Sewer engineers for the city said the storm water is seeping into Columbia's old, cracking clay pipes, and this extra water is causing the overflows. Steve Hunt said that some areas of the city still have the original pipes, which can be anywhere from 75 to 100 years old. He said the problem isn't unique to Columbia.

"Like most cities across the country, if not all cities, we get extra water in the sewer system when we have large rains," Hunt said.

Kraus said she has concerns even when it's not raining because of a new development being built on side of the park.

"My main concern is the city keeps growing and expanding and the sewer connections keep growing," Kraus said. "In fact we've got a development going in behind us that's going to have more than 90 units, and they're going to connect into our sewer line."

McLeod said, "What's happening is that a lot of money is being spent on new development and new development outside of the city limit.
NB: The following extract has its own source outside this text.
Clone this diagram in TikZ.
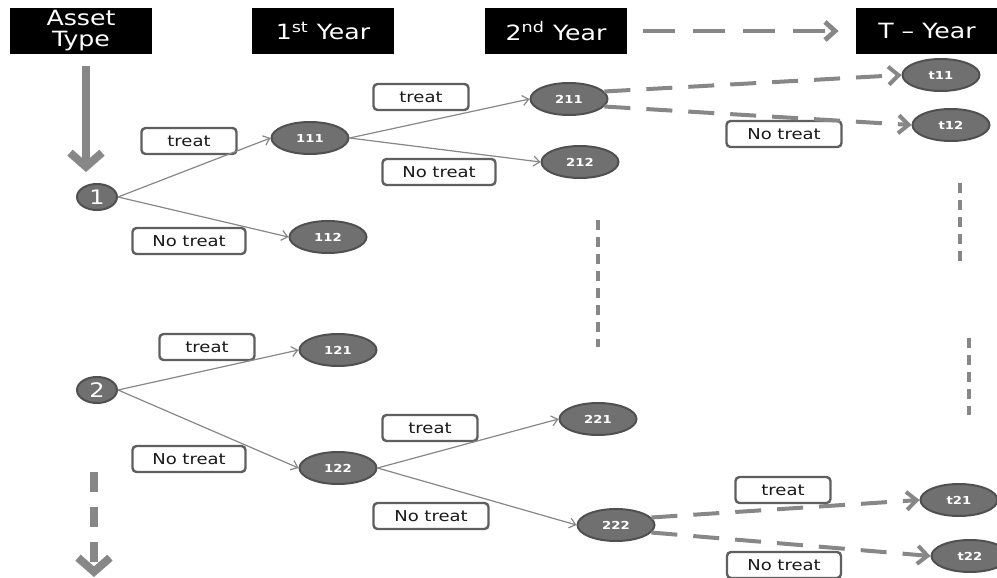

I object."

Hunt said the city has been working since 2008 to prioritize which areas of the city needed repairs the most, and actually has a specific portion of money set aside for sewer maintenance. 

"A large portion of the money in our last bond issue last fall was strictly to rehabilitate our system and to reduce the amount of inflow and infiltration," Hunt said.

He said he is hoping the system rehab project will fix the problem and help avoid a more expensive and invasive upgrade to bigger sewer pipes.

"We can go into the existing system without digging, put liners in, rehab the system," Hunt said. "So far we've been successful in getting a reduction."

The project starts in 2016, and if it doesn't work, Hunt said the neighborhood would have to wait until 2021 to get a new sewer pipe.